START Extracted entries

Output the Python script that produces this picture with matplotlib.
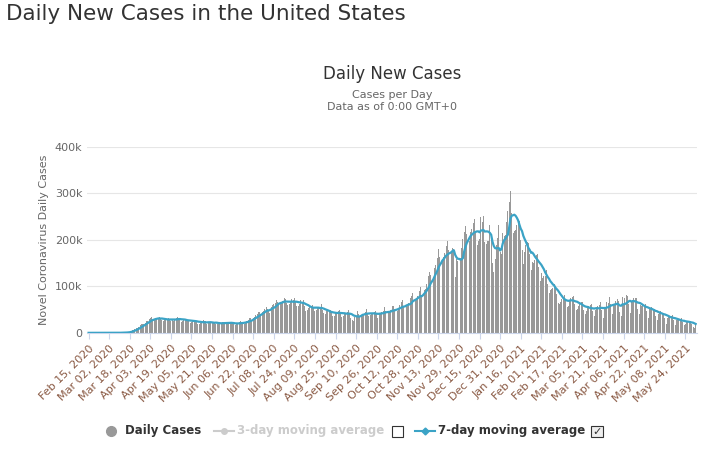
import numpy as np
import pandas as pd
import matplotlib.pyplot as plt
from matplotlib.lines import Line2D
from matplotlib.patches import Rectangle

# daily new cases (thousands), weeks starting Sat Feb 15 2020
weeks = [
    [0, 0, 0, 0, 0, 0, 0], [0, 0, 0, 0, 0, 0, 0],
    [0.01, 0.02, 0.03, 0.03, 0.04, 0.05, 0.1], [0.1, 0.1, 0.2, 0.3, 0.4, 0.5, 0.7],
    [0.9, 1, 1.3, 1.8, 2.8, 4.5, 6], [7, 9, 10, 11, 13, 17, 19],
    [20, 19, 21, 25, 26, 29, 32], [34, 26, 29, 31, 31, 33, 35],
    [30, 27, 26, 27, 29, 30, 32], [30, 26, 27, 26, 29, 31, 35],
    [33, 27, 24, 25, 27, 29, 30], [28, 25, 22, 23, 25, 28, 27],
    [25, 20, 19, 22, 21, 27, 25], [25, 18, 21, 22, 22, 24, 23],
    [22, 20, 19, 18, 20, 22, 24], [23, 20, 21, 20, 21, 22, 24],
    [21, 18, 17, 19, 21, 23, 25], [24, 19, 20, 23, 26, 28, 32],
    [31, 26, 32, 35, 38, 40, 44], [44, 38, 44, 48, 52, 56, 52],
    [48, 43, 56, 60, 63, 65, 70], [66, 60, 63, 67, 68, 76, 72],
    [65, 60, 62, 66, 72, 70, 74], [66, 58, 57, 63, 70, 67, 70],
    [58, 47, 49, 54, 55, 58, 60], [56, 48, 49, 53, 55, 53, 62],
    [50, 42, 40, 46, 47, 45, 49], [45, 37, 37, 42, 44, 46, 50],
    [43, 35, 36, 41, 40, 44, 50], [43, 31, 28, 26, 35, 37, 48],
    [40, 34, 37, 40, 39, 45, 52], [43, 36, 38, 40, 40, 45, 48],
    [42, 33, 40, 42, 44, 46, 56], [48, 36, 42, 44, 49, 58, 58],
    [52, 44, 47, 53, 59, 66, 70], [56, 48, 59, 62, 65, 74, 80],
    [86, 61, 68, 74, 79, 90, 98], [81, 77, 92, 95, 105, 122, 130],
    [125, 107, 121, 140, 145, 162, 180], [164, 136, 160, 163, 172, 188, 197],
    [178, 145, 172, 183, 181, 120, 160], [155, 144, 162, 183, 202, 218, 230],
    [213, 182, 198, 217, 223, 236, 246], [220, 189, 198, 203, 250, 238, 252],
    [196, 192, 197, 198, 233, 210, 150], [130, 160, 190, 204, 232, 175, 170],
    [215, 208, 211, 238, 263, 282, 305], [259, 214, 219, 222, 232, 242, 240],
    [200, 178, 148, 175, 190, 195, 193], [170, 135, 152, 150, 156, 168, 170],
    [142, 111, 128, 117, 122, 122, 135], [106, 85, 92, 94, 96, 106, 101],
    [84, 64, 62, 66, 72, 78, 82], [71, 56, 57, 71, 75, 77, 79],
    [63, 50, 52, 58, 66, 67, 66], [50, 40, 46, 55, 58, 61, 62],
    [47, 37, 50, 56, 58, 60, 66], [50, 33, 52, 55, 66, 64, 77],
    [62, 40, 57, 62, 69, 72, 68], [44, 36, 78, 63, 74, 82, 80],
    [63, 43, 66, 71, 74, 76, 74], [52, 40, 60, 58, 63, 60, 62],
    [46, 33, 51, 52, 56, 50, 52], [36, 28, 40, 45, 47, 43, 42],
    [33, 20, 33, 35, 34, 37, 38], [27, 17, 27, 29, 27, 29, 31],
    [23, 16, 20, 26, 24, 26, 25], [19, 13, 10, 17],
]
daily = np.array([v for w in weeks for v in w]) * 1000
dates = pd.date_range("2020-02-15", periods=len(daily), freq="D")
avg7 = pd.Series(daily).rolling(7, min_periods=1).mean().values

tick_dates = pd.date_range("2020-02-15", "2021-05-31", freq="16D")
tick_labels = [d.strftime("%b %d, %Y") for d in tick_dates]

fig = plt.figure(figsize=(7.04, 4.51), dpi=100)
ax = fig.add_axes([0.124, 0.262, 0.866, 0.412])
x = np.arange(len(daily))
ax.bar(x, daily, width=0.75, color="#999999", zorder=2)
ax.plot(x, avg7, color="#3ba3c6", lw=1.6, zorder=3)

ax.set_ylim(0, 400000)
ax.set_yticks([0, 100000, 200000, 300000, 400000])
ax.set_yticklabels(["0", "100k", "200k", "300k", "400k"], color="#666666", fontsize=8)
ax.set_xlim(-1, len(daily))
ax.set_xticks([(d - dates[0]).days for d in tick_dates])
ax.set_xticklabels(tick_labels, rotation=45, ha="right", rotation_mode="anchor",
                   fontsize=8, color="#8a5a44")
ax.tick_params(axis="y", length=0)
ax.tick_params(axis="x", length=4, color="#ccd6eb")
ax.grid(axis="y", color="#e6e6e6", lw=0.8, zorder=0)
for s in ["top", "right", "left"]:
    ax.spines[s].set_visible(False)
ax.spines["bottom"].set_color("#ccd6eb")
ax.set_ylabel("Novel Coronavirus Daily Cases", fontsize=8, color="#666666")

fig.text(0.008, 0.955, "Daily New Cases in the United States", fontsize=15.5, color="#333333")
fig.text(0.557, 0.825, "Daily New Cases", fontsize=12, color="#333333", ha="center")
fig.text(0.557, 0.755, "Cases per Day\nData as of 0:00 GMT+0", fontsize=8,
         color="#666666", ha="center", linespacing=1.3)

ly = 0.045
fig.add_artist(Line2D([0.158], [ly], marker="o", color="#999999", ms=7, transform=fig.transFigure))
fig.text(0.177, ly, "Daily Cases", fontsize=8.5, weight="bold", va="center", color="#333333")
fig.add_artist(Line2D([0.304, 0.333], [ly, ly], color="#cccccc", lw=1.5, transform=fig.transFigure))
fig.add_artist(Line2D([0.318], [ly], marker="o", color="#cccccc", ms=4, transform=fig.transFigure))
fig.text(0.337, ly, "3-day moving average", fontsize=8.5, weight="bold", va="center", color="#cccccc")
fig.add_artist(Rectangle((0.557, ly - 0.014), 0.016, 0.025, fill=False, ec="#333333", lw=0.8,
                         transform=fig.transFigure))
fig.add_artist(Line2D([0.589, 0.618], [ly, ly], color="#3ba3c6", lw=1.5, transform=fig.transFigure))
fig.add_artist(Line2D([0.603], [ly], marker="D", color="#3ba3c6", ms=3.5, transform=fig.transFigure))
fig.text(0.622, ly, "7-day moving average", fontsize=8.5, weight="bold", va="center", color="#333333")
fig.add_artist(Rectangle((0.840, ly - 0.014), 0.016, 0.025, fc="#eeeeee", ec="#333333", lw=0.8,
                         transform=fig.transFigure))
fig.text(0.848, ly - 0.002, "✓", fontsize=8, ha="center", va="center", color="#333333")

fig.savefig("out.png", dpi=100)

END Extracted entries
START Extracted entries

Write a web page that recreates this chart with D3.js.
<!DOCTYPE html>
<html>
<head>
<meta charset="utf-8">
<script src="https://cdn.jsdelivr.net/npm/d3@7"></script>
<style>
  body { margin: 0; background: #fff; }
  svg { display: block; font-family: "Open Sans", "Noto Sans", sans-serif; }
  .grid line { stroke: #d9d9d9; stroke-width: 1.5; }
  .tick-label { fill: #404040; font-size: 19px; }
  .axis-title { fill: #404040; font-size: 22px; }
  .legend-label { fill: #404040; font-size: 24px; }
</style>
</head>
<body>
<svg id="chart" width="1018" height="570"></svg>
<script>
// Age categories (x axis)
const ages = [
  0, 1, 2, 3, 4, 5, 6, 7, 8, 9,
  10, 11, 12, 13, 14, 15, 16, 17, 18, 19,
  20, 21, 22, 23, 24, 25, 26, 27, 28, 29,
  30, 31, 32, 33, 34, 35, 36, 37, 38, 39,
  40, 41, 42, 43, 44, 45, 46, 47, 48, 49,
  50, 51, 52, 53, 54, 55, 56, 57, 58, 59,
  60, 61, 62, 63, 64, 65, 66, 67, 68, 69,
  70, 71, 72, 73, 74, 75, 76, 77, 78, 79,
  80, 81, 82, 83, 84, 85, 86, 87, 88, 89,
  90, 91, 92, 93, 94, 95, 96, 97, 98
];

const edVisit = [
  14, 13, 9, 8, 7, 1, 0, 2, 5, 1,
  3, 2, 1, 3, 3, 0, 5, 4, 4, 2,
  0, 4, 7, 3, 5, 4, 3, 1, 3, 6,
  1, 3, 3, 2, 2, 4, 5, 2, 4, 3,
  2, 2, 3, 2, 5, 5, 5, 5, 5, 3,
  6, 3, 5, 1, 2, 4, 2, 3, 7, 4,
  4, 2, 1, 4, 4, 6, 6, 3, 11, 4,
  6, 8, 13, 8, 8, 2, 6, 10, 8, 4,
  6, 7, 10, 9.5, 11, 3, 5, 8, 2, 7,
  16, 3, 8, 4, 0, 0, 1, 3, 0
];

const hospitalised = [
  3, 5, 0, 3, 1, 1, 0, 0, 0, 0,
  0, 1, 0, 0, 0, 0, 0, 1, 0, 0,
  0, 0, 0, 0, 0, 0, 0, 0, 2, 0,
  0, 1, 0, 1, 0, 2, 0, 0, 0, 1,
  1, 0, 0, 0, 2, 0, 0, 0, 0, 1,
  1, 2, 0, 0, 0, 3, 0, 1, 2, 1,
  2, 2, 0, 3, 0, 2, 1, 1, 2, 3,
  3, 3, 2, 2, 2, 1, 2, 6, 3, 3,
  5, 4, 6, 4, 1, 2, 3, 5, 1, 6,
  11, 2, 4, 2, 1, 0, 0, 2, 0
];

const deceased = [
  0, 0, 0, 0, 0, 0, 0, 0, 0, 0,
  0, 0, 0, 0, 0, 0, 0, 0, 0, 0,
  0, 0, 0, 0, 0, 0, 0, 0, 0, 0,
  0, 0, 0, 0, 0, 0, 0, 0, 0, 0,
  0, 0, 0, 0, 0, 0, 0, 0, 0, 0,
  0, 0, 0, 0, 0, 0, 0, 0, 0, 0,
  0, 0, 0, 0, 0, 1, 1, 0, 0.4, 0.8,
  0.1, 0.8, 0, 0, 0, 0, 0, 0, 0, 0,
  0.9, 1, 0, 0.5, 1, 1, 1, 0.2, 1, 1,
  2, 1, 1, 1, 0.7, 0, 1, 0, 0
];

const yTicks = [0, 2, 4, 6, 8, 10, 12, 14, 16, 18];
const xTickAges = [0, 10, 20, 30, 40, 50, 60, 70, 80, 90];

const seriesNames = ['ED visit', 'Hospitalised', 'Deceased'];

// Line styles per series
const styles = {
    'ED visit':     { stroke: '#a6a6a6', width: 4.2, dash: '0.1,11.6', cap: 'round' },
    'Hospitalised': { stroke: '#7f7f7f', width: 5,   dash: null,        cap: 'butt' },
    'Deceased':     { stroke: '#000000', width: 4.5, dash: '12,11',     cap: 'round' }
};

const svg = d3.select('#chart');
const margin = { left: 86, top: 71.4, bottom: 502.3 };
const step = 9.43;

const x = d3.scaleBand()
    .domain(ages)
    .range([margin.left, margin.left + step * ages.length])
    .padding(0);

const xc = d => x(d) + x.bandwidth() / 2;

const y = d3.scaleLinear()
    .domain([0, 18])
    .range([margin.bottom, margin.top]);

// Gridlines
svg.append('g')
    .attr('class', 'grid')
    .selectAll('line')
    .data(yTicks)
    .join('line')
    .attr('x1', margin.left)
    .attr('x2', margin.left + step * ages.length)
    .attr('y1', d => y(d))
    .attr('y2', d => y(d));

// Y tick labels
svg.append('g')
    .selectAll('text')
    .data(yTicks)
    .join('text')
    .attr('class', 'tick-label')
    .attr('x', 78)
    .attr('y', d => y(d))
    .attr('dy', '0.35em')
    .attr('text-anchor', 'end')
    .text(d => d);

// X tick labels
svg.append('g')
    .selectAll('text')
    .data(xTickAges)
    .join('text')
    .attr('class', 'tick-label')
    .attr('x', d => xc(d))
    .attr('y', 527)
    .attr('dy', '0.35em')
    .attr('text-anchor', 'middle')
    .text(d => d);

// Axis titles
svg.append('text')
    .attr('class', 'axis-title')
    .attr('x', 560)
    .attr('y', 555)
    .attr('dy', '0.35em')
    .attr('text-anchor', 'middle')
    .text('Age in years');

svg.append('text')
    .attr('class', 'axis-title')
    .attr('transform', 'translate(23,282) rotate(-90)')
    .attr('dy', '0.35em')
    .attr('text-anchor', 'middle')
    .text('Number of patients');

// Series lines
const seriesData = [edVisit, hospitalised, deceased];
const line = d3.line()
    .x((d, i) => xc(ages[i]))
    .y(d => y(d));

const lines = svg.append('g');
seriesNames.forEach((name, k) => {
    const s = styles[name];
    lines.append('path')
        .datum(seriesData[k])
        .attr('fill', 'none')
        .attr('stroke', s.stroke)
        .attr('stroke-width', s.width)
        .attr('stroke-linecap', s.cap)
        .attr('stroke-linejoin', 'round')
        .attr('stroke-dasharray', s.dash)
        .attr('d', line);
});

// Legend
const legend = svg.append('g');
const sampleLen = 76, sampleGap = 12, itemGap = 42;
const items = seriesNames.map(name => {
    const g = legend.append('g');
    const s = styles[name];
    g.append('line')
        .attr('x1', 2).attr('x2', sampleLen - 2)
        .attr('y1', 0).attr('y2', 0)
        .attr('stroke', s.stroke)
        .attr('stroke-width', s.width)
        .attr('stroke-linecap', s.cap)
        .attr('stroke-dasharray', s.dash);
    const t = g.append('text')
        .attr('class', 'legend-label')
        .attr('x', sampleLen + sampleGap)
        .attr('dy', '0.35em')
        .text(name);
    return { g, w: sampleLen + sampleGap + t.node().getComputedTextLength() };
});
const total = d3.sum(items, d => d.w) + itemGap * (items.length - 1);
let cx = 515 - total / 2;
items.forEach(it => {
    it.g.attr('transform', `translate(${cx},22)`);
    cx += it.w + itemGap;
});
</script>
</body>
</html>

END Extracted entries

Working from the entries above, reproduce exactly and only the lines beginning with the line that has "Output the Python" and ending with the line that has "from matplotlib.patches import Rectangle"; omit all pictures.

Output the Python script that produces this picture with matplotlib.
import numpy as np
import pandas as pd
import matplotlib.pyplot as plt
from matplotlib.lines import Line2D
from matplotlib.patches import Rectangle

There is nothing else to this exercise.